BBC demands Tories take down Facebook election adverts featuring its presenters

‘This is a completely unacceptable use of content which distorts our output,’ bosses say

Jon Sharman
Thursday 28 November 2019 23:58
Conservative advert 'Get brexit done' features BBC presenters

The BBC has demanded the Conservative Party pull down adverts posted on Facebook that use edited snippets of its news output.

The Tory promotional material could "damage perceptions of our impartiality" and was "completely "unacceptable," the broadcaster said.

One of the adverts bosses objected to included an edited clip of Laura Kuenssberg, the BBC’s political editor, saying the phrase ”pointless delay to Brexit”. She was followed by newsreader Huw Edwards stating: “Another Brexit delay.”

The advert was captioned: “A hung parliament = gridlock. Stop the chaos. Vote Conservative.”

“This is a completely unacceptable use of BBC content which distorts our output and which could damage perceptions of our impartiality,” the BBC said in a statement.

A Conservative Party spokesperson insisted the footage had not been edited “in a manner that misleads or changes the reporting”.

“This video uses contemporary news footage to remind voters of the deadlock and delay of the last three years caused by a broken parliament that did everything it could to block Brexit,” they said, adding that Facebook users could judge the clips for themselves.

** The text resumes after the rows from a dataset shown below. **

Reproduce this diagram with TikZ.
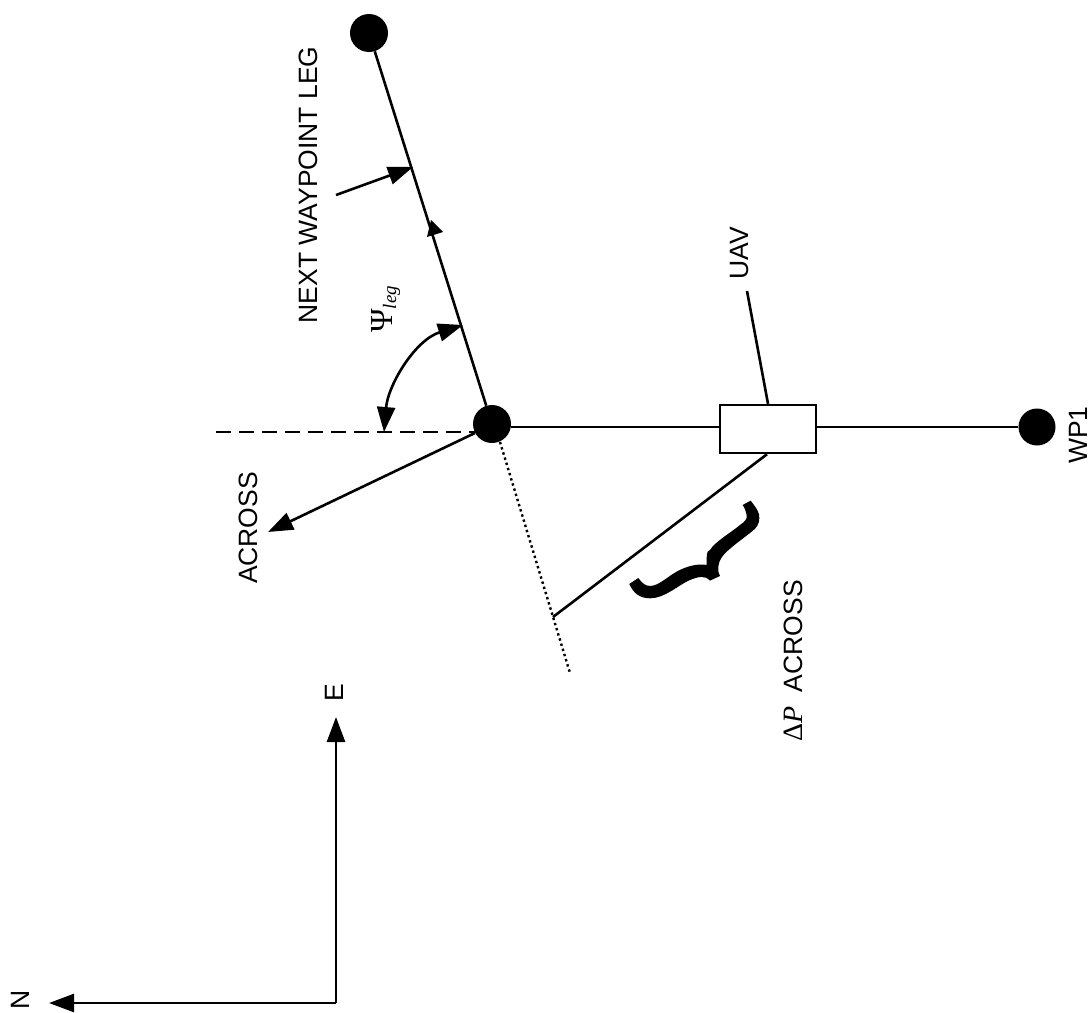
\documentclass[tikz,border=0pt]{standalone}
\usepackage{fontspec}
\setmainfont{Liberation Sans}
\newfontfamily\mathserif{Liberation Serif}
\usetikzlibrary{arrows.meta}
\tikzset{
  x=1pt,y=-1pt,
  wpt/.style={circle,fill=black,draw=none,inner sep=0pt},
  lab/.style={rotate=90,inner sep=0pt,font=\fontsize{26.5}{28}\selectfont},
  ln/.style={line width=2.6pt,black},
  tip/.style={-{Triangle[length=25pt,width=18pt]}},
  tipb/.style={{Triangle[length=25pt,width=18pt]}-{Triangle[length=25pt,width=18pt]}},
}
\begin{document}
\begin{tikzpicture}
\useasboundingbox (0,0) rectangle (1091,1012);
% waypoints and vehicle
\node[wpt,minimum size=38pt] (top) at (369,33) {};
\node[wpt,minimum size=38pt] (mid) at (492,424) {};
\node[wpt,minimum size=37pt] (wp1) at (1037,427) {};
\node[draw=black,line width=2.4pt,fill=white,minimum width=96pt,minimum height=48pt,inner sep=0pt] (uav) at (768,429) {};
% free ends
\coordinate (dashend) at (216,432);
\coordinate (dashin) at (476,432);
\coordinate (acrossout) at (475,433);
\coordinate (acrosstip) at (268,532);
\coordinate (dotstart) at (500,442);
\coordinate (dotend) at (570,673);
\coordinate (foot) at (553,617);
\coordinate (uavlead) at (747,291);
\coordinate (legarrowfrom) at (336,195);
\coordinate (legarrowto) at (413,167);
\coordinate (arcnorth) at (384,432);
\coordinate (arcleg) at (463,325);
\coordinate (corner) at (336,1003);
\coordinate (etip) at (336,717);
\coordinate (ntip) at (49,1003);
% connectors
\draw[ln] (mid) -- (top);
\draw[ln] (mid.east |- 0,427) -- (uav.west |- 0,427);
\draw[ln] (uav.east |- 0,427) -- (wp1);
\draw[ln] (uav.south) ++(-1,0) -- (foot);
\draw[ln] (uav.north) -- (uavlead);
\draw[line width=2.2pt,dash pattern=on 15pt off 8pt] (dashend) -- (dashin);
\draw[line width=2.4pt,dash pattern=on 2.4pt off 3pt] (dotstart) -- (dotend);
\draw[ln,tip] (acrossout) -- (acrosstip);
\draw[ln,tip] (legarrowfrom) -- (legarrowto);
\draw[ln,tipb] (arcnorth) .. controls (388,385) and (415,340) .. (arcleg);
\draw[ln,tip] (corner) -- (etip);
\draw[ln,tip] (corner) -- (ntip);
% direction marker on the leg
\fill (431,220) -- (443,232) -- (427,237) -- cycle;
% brace
\begin{scope}[shift={(600,350)},x=0.3333pt,y=-0.3333pt]
\fill (428,465) -- (452,452)
  .. controls (470,475) and (480,490) .. (478,505)
  .. controls (478,520) and (470,535) .. (455,545)
  .. controls (430,565) and (395,590) .. (375,610)
  .. controls (360,625) and (352,645) .. (355,665)
  -- (360,678) -- (330,692)
  .. controls (315,675) and (295,680) .. (270,690)
  .. controls (235,705) and (195,745) .. (150,745)
  .. controls (120,745) and (100,730) .. (88,702)
  -- (115,684)
  .. controls (125,698) and (135,708) .. (150,708)
  .. controls (175,708) and (200,682) .. (230,665)
  .. controls (260,648) and (295,640) .. (320,645)
  .. controls (320,625) and (318,600) .. (330,600)
  .. controls (345,575) and (390,550) .. (420,525)
  .. controls (435,515) and (443,505) .. (440,495)
  .. controls (438,485) and (435,475) .. (428,465) -- cycle;
\end{scope}
% labels
\node[lab] (t1) at (308,185) {NEXT WAYPOINT LEG};
\node[lab] (t2) at (248,528) {ACROSS};
\node[lab] (t3) at (740,253) {UAV};
\node[lab] (t4) at (1078,435) {WP1};
\node[lab] (t5) at (793,661) {{\mathserif\fontsize{28}{30}\selectfont Δ\itshape P}\ \ ACROSS};
\node[lab] (t7) at (334,693) {E};
\node[lab] (t8) at (20,1000) {N};
\node[rotate=90,inner sep=0pt,anchor=base west] (t9) at (392,333) {{\mathserif\fontsize{32}{34}\selectfont Ψ}\raisebox{-4pt}{\mathserif\itshape\fontsize{19}{20}\selectfont leg}};
\end{tikzpicture}
\end{document}
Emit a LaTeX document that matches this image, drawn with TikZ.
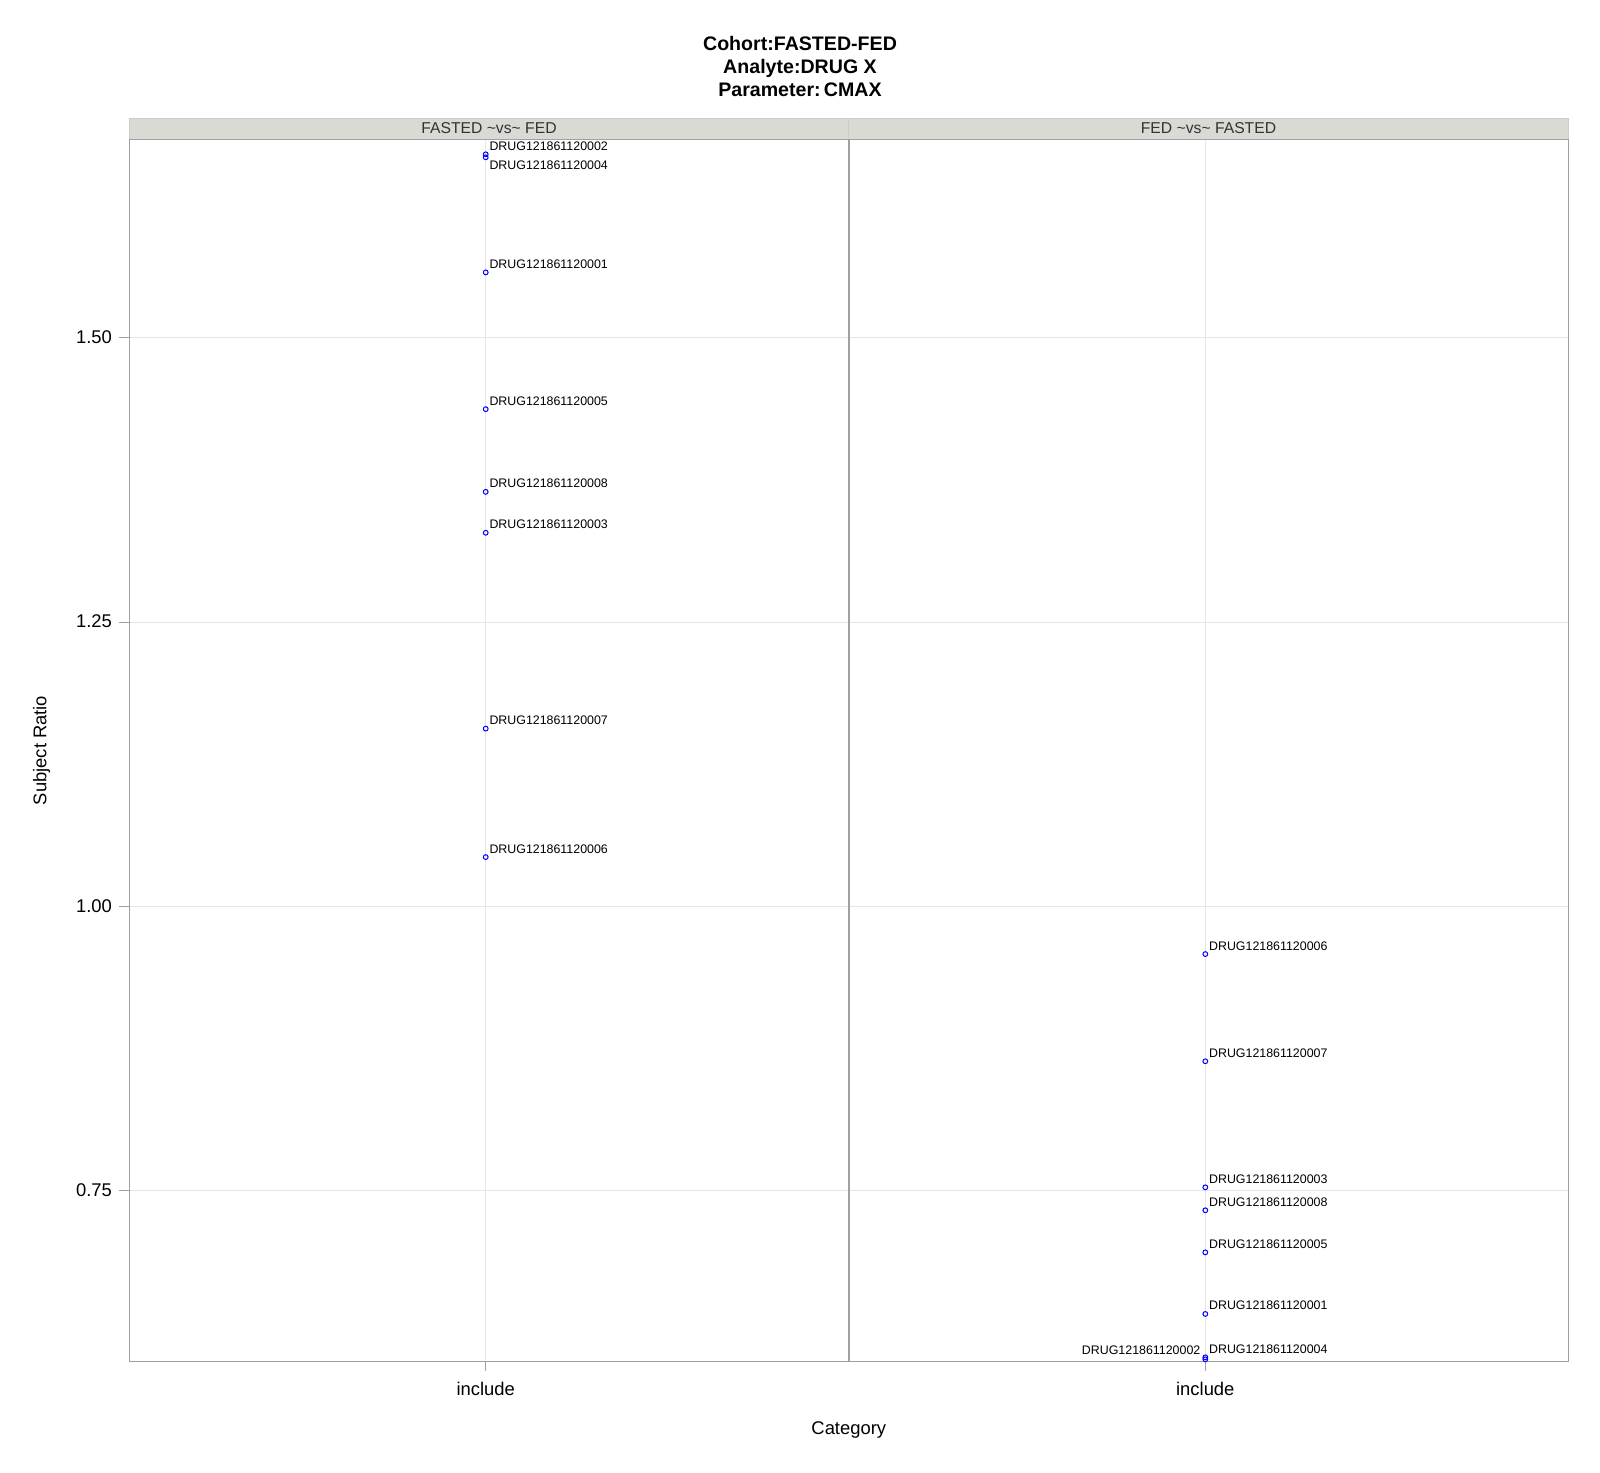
\documentclass[tikz,border=0pt]{standalone}
\usepackage{fontspec}
\setmainfont{Liberation Sans}
\usetikzlibrary{positioning}
\definecolor{framegray}{RGB}{160,160,160}
\definecolor{gridgray}{RGB}{230,230,230}
\definecolor{stripfill}{RGB}{216,218,211}
\definecolor{striptext}{RGB}{51,51,51}

\begin{document}
\begin{tikzpicture}[x=0.5pt, y=-0.5pt,
	dot/.style={circle, draw=blue, line width=0.5pt, inner sep=0pt, minimum size=2.4pt},
	idlab/.style={font=\fontsize{6.2}{7}\selectfont, inner sep=0pt, anchor=base west},
	ticklab/.style={font=\fontsize{9.2}{11}\selectfont, inner sep=0pt},
	titlelab/.style={font=\bfseries\fontsize{9.8}{11}\selectfont, inner sep=0pt, anchor=base},
	]
		\useasboundingbox (0,0) rectangle (1600,1472);
		% title
		\node[titlelab] (title1) at (800,50) {Cohort:FASTED-FED};
		\node[titlelab] (title2) at (800,73) {Analyte:DRUG X};
		\node[titlelab] (title3) at (800,96) {Parameter:\,CMAX};
		% grid
		\foreach \v in {0.75,1.00,1.25,1.50} {
			\pgfmathsetmacro\py{906.3-(\v-1)*1136.8}
			\draw[gridgray, line width=0.5pt] (129.3,\py) -- (1568.3,\py);
			\draw[framegray, line width=0.5pt] (119,\py) -- (129.3,\py);
			\node[ticklab, anchor=base east] (tick\v) at (112.3,\py+5.8) {\v};
		}
		\foreach \px in {485.7,1205.3} {
			\draw[gridgray, line width=0.5pt] (\px,139.3) -- (\px,1361.3);
			\draw[framegray, line width=0.5pt] (\px,1361.3) -- (\px,1371);
			\node[ticklab, anchor=base] at (\px,1395) {include};
		}
		% strips and panels
		\draw[stripfill!85!gray, fill=stripfill, line width=0.5pt] (129.3,118) rectangle (848.7,139.3);
		\draw[stripfill!85!gray, fill=stripfill, line width=0.5pt] (848.7,118) rectangle (1568.3,139.3);
		\node[font=\fontsize{7.85}{9}\selectfont, text=striptext, inner sep=0pt, anchor=base] (strip1) at (489,133.7) {FASTED \textasciitilde vs\textasciitilde\ FED};
		\node[font=\fontsize{7.85}{9}\selectfont, text=striptext, inner sep=0pt, anchor=base] (strip2) at (1208.5,133.7) {FED \textasciitilde vs\textasciitilde\ FASTED};
		\draw[framegray, line width=0.5pt] (129.3,139.3) rectangle (848.7,1361.3);
		\draw[framegray, line width=0.5pt] (848.7,139.3) rectangle (1568.3,1361.3);
		\draw[framegray, line width=1pt] (848.7,139.3) -- (848.7,1361.3);
		% axis titles
		\node[ticklab, rotate=90] (ylab) at (41.7,750.5) {Subject Ratio};
		\node[ticklab, anchor=base] (xlab) at (848.8,1434) {Category};
		% FASTED ~vs~ FED
		\foreach \id/\v in {001/1.5576, 005/1.4373, 008/1.3646, 003/1.3286, 007/1.1563, 006/1.0433} {
			\pgfmathsetmacro\py{906.3-(\v-1)*1136.8}
			\node[dot] (L\id) at (485.7,\py) {};
			\node[idlab] at (485.7+3.4,\py-4) {DRUG121861120\id};
		}
		\node[dot] (L002) at (485.7,154.3) {};
		\node[dot] (L004) at (485.7,157.3) {};
		\node[idlab] at (489.1,150) {DRUG121861120002};
		\node[idlab, anchor=north west] at (489.1,160.7) {DRUG121861120004};
		% FED ~vs~ FASTED
		\foreach \id/\v in {006/0.9580, 007/0.8637, 003/0.7528, 008/0.7326, 005/0.6956, 001/0.6414} {
			\pgfmathsetmacro\py{906.3-(\v-1)*1136.8}
			\node[dot] (R\id) at (1205.3,\py) {};
			\node[idlab] at (1205.3+3.4,\py-4) {DRUG121861120\id};
		}
		\node[dot] (R004) at (1205.3,1357.3) {};
		\node[dot] (R002) at (1205.3,1359.3) {};
		\node[idlab] at (1208.7,1353.3) {DRUG121861120004};
		\node[idlab, anchor=base east] at (1200.7,1354.3) {DRUG121861120002};
\end{tikzpicture}
\end{document}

It is the latest in a string of incidents in which the Tories have been accused of misleading election campaign tactics.

During Boris Johnson‘s head-to-head debate with Jeremy Corbyn the party’s PR outfit rebranded its Twitter page as “factcheck UK”, complete with a professionally designed logo aping genuine services that aim to promote truthfulness in politics, to pump out pro-Johnson takes on the progress of the debate.

One of those legitimate groups, Full Fact, called the move “inappropriate and misleading”. Mr Johnson later floundered when attempting to defend the deception.

And earlier this month the Tory social media team deceptively edited a clip of Sir Keir Starmer being interviewed on Good Morning Britain to make it appear as though the Labour frontbencher had failed to answer a question about Brexit, when in fact he had provided a response.

Labour’s Jess Phillips also lashed out at the Conservatives over a misleading video they promoted online. The clip was edited to suggest comments by Ms Phillips about how difficult it can be for parties to deliver on their manifesto pledges were new, when in fact she had made them some weeks before the general election was announced.